## WHAT THE TASK ASKS:
Transcribe the lines from the start of the data below through the line with "for (let s = 50;", word for word and nothing more.

## DATASET EXCERPT:
= = = = =

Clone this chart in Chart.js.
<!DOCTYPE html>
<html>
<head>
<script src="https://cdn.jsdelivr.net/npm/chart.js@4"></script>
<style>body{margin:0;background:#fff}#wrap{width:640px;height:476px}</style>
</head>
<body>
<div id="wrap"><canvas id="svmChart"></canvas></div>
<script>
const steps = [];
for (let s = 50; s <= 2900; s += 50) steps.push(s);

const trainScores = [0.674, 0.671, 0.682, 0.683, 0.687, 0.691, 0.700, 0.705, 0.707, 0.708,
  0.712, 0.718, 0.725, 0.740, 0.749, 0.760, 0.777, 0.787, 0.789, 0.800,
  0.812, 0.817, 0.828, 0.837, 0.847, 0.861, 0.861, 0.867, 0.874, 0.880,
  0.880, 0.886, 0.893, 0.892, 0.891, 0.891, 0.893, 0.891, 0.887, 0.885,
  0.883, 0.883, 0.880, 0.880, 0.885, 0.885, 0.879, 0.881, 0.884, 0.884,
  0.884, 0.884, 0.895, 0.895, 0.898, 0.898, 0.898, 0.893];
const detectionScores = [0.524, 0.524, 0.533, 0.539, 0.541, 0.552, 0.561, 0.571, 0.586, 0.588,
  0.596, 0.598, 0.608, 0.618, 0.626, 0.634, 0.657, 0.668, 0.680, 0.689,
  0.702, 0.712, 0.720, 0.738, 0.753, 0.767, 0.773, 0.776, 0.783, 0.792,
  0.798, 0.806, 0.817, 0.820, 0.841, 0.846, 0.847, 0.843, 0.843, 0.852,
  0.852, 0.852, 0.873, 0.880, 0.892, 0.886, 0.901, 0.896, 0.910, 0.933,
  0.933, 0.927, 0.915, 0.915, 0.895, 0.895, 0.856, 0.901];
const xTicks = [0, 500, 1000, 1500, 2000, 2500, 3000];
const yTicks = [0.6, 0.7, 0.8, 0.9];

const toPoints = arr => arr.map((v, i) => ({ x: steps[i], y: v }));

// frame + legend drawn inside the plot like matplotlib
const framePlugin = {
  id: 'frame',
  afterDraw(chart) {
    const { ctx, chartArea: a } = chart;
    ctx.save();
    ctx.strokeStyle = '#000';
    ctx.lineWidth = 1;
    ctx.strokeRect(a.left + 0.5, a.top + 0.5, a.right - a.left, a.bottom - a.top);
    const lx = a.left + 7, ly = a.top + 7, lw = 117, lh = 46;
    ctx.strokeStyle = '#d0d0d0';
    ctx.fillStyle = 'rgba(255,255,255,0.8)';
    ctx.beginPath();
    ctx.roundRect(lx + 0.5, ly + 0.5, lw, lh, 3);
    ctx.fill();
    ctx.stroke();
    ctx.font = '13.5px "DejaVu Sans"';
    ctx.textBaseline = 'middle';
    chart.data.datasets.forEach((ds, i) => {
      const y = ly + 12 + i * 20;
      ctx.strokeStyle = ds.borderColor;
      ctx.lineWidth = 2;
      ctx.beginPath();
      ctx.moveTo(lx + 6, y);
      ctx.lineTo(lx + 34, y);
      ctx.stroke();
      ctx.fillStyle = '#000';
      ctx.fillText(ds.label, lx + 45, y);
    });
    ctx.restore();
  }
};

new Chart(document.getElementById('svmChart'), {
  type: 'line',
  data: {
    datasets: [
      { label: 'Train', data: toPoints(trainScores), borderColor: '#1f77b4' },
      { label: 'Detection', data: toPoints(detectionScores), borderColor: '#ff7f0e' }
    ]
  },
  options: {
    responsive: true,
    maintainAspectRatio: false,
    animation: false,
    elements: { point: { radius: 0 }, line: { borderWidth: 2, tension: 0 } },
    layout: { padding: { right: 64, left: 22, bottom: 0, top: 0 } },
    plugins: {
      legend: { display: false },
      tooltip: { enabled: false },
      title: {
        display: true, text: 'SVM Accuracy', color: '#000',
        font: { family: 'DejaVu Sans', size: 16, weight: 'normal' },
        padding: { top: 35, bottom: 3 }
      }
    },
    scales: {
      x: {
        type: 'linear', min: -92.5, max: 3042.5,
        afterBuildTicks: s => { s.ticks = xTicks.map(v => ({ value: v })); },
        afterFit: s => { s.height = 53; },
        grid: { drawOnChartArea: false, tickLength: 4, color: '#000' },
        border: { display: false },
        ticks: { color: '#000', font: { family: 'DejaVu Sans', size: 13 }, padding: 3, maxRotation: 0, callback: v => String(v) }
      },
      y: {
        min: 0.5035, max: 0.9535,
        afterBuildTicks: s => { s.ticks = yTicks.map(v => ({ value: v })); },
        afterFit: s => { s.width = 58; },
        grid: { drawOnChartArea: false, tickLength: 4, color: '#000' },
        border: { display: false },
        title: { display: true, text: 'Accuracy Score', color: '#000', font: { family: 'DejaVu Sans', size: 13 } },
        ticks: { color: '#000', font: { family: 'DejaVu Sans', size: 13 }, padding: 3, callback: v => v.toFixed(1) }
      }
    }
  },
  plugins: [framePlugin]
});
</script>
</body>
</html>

= = = = =

## SOLVED PROBLEM:
Clone this chart in Chart.js.
<!DOCTYPE html>
<html>
<head>
<script src="https://cdn.jsdelivr.net/npm/chart.js@4"></script>
<style>body{margin:0;background:#fff}#wrap{width:640px;height:476px}</style>
</head>
<body>
<div id="wrap"><canvas id="svmChart"></canvas></div>
<script>
const steps = [];
for (let s = 50; s <= 2900; s += 50) steps.push(s);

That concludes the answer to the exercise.